Examples would include sponsoring various community events and ‘going green’. External behaviors differ from internal CSR. This is because it is important to consider what effects any financial decisions would have on the various stakeholders of a company, mainly the owners and shareholders. Although there are many reasons why a business exists, however, its survival relies heavily on profits realised.

My ethical perspective

My participation in this particular program has proven crucial in broadening my ethical perspective since I am more informed of the relationship between ethics and its effects on the firm form a strategic point of view.

Moreover, I am now more knowledgeable of the strategic significance of ethics as regards benefitting from the various stakeholders of a firm, along with the crucial role it plays in the daily operations of the firm in question. Furthermore, my participation in this program has further shed light on the link between ethics and the various aspects of the strategic plan of a firm.

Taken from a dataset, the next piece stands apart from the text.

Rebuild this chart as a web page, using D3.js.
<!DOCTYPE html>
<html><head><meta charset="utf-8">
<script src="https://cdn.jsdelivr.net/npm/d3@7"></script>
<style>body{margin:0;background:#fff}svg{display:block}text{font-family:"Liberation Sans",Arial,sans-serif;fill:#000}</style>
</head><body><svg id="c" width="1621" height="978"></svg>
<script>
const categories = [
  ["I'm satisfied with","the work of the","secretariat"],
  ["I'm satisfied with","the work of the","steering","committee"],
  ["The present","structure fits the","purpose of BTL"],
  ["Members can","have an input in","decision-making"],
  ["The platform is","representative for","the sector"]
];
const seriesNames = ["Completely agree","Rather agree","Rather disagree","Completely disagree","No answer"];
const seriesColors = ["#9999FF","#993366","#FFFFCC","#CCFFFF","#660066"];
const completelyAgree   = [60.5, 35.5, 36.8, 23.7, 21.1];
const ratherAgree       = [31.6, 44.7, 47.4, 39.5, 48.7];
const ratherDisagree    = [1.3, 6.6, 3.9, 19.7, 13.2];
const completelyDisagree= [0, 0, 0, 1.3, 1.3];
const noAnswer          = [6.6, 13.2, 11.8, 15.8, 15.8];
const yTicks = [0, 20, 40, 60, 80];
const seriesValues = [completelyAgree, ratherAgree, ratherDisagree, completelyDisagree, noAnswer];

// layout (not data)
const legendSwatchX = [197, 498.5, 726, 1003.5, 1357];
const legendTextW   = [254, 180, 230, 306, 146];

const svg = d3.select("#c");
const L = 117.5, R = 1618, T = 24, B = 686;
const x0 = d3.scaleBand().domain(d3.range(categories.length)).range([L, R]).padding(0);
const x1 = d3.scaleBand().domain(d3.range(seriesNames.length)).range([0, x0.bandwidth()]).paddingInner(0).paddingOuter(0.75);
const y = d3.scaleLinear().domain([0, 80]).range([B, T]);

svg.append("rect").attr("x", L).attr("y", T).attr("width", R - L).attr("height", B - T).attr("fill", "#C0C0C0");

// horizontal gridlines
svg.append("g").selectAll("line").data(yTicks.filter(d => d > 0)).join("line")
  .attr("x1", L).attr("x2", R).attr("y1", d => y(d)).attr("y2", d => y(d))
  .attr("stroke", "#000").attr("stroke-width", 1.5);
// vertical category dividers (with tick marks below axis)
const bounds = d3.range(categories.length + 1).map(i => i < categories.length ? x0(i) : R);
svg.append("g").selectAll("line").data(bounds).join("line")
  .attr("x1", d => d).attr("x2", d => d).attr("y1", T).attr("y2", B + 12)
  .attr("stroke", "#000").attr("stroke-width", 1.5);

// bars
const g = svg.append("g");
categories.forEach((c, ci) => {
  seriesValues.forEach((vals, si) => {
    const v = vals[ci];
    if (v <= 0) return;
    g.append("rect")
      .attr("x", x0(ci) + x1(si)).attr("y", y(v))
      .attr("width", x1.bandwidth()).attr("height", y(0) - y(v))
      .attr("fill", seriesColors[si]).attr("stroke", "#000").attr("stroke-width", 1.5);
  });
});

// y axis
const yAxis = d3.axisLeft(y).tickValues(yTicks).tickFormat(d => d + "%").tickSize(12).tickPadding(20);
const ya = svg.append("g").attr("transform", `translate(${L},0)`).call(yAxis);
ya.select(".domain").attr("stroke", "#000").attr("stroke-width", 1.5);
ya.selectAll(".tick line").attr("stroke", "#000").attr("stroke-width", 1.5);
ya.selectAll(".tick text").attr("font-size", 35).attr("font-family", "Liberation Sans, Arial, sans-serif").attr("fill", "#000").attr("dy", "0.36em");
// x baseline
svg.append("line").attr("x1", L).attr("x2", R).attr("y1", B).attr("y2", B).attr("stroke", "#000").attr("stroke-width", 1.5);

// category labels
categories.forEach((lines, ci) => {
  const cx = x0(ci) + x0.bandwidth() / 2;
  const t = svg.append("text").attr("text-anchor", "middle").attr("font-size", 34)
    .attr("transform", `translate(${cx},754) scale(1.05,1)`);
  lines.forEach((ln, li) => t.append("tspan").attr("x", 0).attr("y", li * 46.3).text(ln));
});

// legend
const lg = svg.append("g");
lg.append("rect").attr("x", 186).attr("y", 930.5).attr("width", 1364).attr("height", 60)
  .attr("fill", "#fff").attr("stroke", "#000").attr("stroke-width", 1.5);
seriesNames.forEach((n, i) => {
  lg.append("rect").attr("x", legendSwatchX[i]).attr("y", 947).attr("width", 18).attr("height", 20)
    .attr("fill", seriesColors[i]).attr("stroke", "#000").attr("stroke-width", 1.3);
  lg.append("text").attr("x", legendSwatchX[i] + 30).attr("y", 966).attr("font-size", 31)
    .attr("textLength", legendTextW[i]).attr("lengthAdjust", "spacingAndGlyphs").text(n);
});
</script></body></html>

In order to augment the future of an organization, it is important that the management to integrate ethics practices into the firm’s strategic planning process. As such, ethics ought to be at the heart of the overall management of an organization, and not at its periphery.

Reference List

Jones, A. (2004). Making Sense of Corporate Social Responsibility. Retrieved from
http://www.iaf.gov/grants/downloads/csr_eng.pdf.pdf.

Kanter R. M. (1999). From Spare Change to Real Change. Harvard Business Review 77 (3), 122-132.

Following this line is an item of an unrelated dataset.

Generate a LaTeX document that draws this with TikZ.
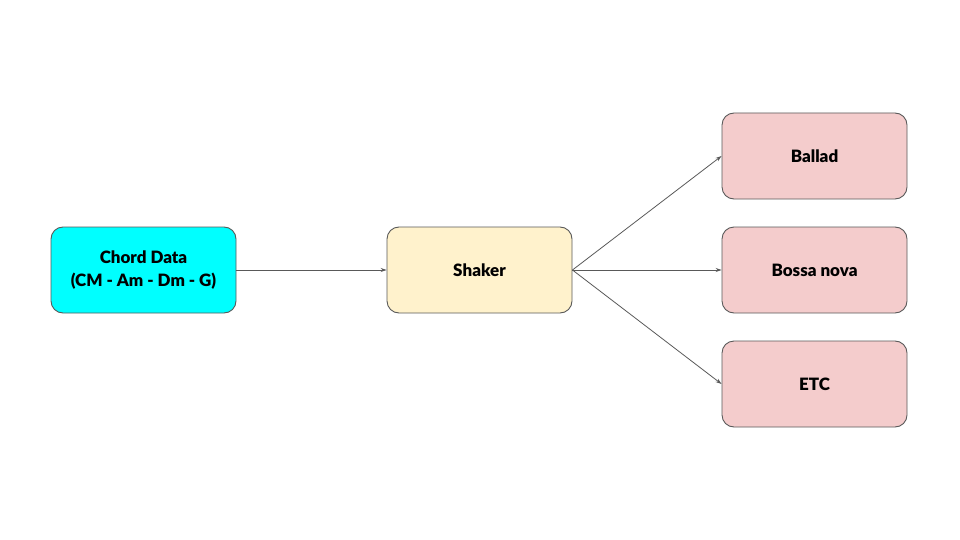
\documentclass[tikz,border=0pt]{standalone}
\usepackage{fontspec}
\setmainfont{Lato}[BoldFont={Lato Black}]
\usetikzlibrary{arrows.meta}
\definecolor{cyanfill}{HTML}{00FFFF}
\definecolor{yellowfill}{HTML}{FFF2CC}
\definecolor{pinkfill}{HTML}{F4CCCC}
\definecolor{edgegray}{HTML}{595959}
\begin{document}
\begin{tikzpicture}[x=1pt,y=-1pt,
  box/.style={draw=edgegray, line width=0.9pt, rounded corners=12pt, minimum width=185pt, minimum height=86pt, inner sep=0pt, align=center, font=\fontsize{17}{23}\selectfont\bfseries},
  conn/.style={draw=edgegray, line width=0.8pt, -{Stealth[length=6pt,width=4pt]}}]
\useasboundingbox (0,0) rectangle (960,540);
\node[box, fill=cyanfill] (chord) at (143.5,270) {Chord Data\\(CM - Am - Dm - G)};
\node[box, fill=yellowfill] (shaker) at (479.5,270) {Shaker};
\node[box, fill=pinkfill] (ballad) at (814.5,156) {Ballad};
\node[box, fill=pinkfill] (bossa) at (814.5,270) {Bossa nova};
\node[box, fill=pinkfill] (etc) at (814.5,384) {ETC};
\draw[conn] (chord.east) -- (shaker.west);
\draw[conn] (shaker.east) -- (ballad.west);
\draw[conn] (shaker.east) -- (bossa.west);
\draw[conn] (shaker.east) -- (etc.west);
\end{tikzpicture}
\end{document}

Langham, L. (2009). Human Resources – Strategic Management. Retrieved from
http://en.allexperts.com/q/Human-Resources-2866/2009/2/STRATEGIC/MANAGEMENT-6.htm.

Margolis, J. D., & Walsh, J.W. (2001). People And Profits? The Search For A Link Between A Firm’s Social And Financial Performance. Mahwah: Psychology Press.

McWilliams A., & Siegel D. (2001). Corporate Social Responsibility: A Theory Of The

Firm Perspective. Academy of Management Review 26 (1), 117-127.